>> Start DATA

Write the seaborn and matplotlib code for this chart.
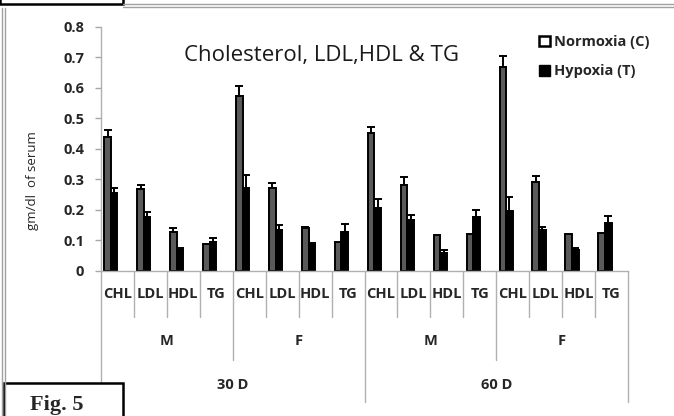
import matplotlib
matplotlib.use('Agg')
import matplotlib.pyplot as plt
from matplotlib.patches import Patch, Rectangle
from matplotlib.lines import Line2D
import seaborn as sns
import pandas as pd
import numpy as np

# values (gm/dl of serum)
analytes = ['CHL', 'LDL', 'HDL', 'TG']
sexes = ['M', 'F']
days = ['30 D', '60 D']
yticks = [0, 0.1, 0.2, 0.3, 0.4, 0.5, 0.6, 0.7, 0.8]
ytick_labels = ['0', '0.1', '0.2', '0.3', '0.4', '0.5', '0.6', '0.7', '0.8']

normoxia = [0.440, 0.267, 0.128, 0.087, 0.572, 0.270, 0.139, 0.095,
            0.453, 0.281, 0.117, 0.120, 0.670, 0.292, 0.120, 0.124]
normoxia_err = [0.022, 0.013, 0.012, 0.0, 0.035, 0.017, 0.005, 0.0,
                0.020, 0.026, 0.0, 0.0, 0.035, 0.017, 0.0, 0.0]
hypoxia = [0.255, 0.177, 0.067, 0.095, 0.270, 0.133, 0.084, 0.128,
           0.205, 0.166, 0.057, 0.177, 0.195, 0.133, 0.067, 0.155]
hypoxia_err = [0.015, 0.016, 0.007, 0.013, 0.044, 0.017, 0.007, 0.025,
               0.029, 0.017, 0.010, 0.022, 0.045, 0.011, 0.008, 0.024]

series = ['Normoxia (C)', 'Hypoxia (T)']

# one unique key per bar group, labels get set after
keys = []
for d in days:
    for s in sexes:
        for a in analytes:
            keys.append(d + '|' + s + '|' + a)

df = pd.DataFrame({'group': keys * 2,
                   'value': normoxia + hypoxia,
                   'condition': [series[0]] * len(keys) + [series[1]] * len(keys)})

sns.set_theme(style='white')
plt.rcParams['font.family'] = ['Open Sans', 'DejaVu Sans']

fig = plt.figure(figsize=(6.74, 4.16), dpi=100)
W, H = 674, 416
ax = fig.add_axes([101 / W, 1 - 270.5 / H, 527 / W, 243.5 / H])

# two empty hue slots keep the bars on the left side of each group (as in the original)
hue_order = series + ['_a', '_b']
pal = {series[0]: '#5a5a5a', series[1]: 'black', '_a': 'white', '_b': 'white'}
sns.barplot(data=df, x='group', y='value', hue='condition', hue_order=hue_order,
            palette=pal, width=0.8, errorbar=None, legend=False, ax=ax,
            edgecolor='black', linewidth=1.4, saturation=1)

for cont, errs in zip(ax.containers[:2], [normoxia_err, hypoxia_err]):
    xs = np.array([b.get_x() + b.get_width() / 2 for b in cont])
    ys = np.array([b.get_height() for b in cont])
    e = np.array(errs)
    m = e > 0
    ax.errorbar(xs[m], ys[m], yerr=[np.zeros(m.sum()), e[m]], fmt='none',
                ecolor='black', elinewidth=1.4, capsize=3, capthick=1.4)

ax.set_ylim(0, 0.8)
ax.set_xlim(-0.5, len(keys) - 0.5)
ax.set_yticks(yticks)
ax.set_yticklabels(ytick_labels, fontweight='bold', fontsize=10.5)
ax.tick_params(axis='y', length=4, width=1, color='#a6a6a6', pad=8, left=True)
ax.set_xticks(range(len(keys)))
ax.set_xticklabels(analytes * 4, fontweight='bold', fontsize=10.5)
ax.tick_params(axis='x', length=0, pad=12)
ax.set_xlabel('')
ax.set_ylabel('gm/dl  of serum', fontsize=9.5)
ax.yaxis.set_label_coords(-0.118, 0.37)
for sp in ['top', 'right']:
    ax.spines[sp].set_visible(False)
for sp in ['left', 'bottom']:
    ax.spines[sp].set_color('#b0b0b0')
    ax.spines[sp].set_linewidth(1)

# multi-level category separators
trans = ax.get_xaxis_transform()
for i in range(len(keys) + 1):
    b = i - 0.5
    if i % 8 == 0:
        depth = -0.542
    elif i % 4 == 0:
        depth = -0.366
    else:
        depth = -0.189
    ax.plot([b, b], [0, depth], color='#b0b0b0', lw=1, transform=trans, clip_on=False)

for j, s in enumerate(sexes * 2):
    ax.text(j * 4 + 1.5, -0.29, s, transform=trans, ha='center', va='center',
            fontweight='bold', fontsize=10.5)
for j, d in enumerate(days):
    ax.text(j * 8 + 3.5, -0.47, d, transform=trans, ha='center', va='center',
            fontweight='bold', fontsize=10.5)

fig.text(321 / W, 1 - 55 / H, 'Cholesterol, LDL,HDL & TG', ha='center', va='center',
         fontsize=16, color='#1a1a1a')

handles = [Patch(facecolor='white', edgecolor='black', linewidth=1.8),
           Patch(facecolor='black', edgecolor='black')]
fig.legend(handles, series, loc='upper left', bbox_to_anchor=(539 / W, 1 - 35 / H),
           frameon=False, prop={'weight': 'bold', 'size': 10.5}, handlelength=0.75,
           handleheight=0.75, handletextpad=0.3, labelspacing=1.05, borderpad=0, borderaxespad=0)

# page frame and figure label boxes
for yy in [4, 7]:
    fig.add_artist(Line2D([123 / W, 1], [1 - yy / H, 1 - yy / H], color='#a0a0a0', lw=1))
for xx in [2, 5]:
    fig.add_artist(Line2D([xx / W, xx / W], [0, 1 - 8 / H], color='#a0a0a0', lw=1))
fig.add_artist(Rectangle((0, 1 - 3.5 / H), 123 / W, 0.1, transform=fig.transFigure,
                         facecolor='white', edgecolor='black', lw=1.8, clip_on=False))
fig.add_artist(Rectangle((4 / W, -0.1), 119 / W, 0.1 + 1 - 383 / H, transform=fig.transFigure,
                         facecolor='white', edgecolor='black', lw=1.8, clip_on=False))
fig.text(57 / W, 1 - 405 / H, 'Fig. 5', ha='center', va='center', fontsize=16,
         fontweight='bold', family='Liberation Serif')

fig.savefig('out.png', dpi=100)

>> End DATA

▶ **GOAL OF THE EXERCISE**
Starting at the top of the listing above, reproduce each line up to and including the one with "import numpy as np"; omit the pictures.

▶ **RESPONSE**
Write the seaborn and matplotlib code for this chart.
import matplotlib
matplotlib.use('Agg')
import matplotlib.pyplot as plt
from matplotlib.patches import Patch, Rectangle
from matplotlib.lines import Line2D
import seaborn as sns
import pandas as pd
import numpy as np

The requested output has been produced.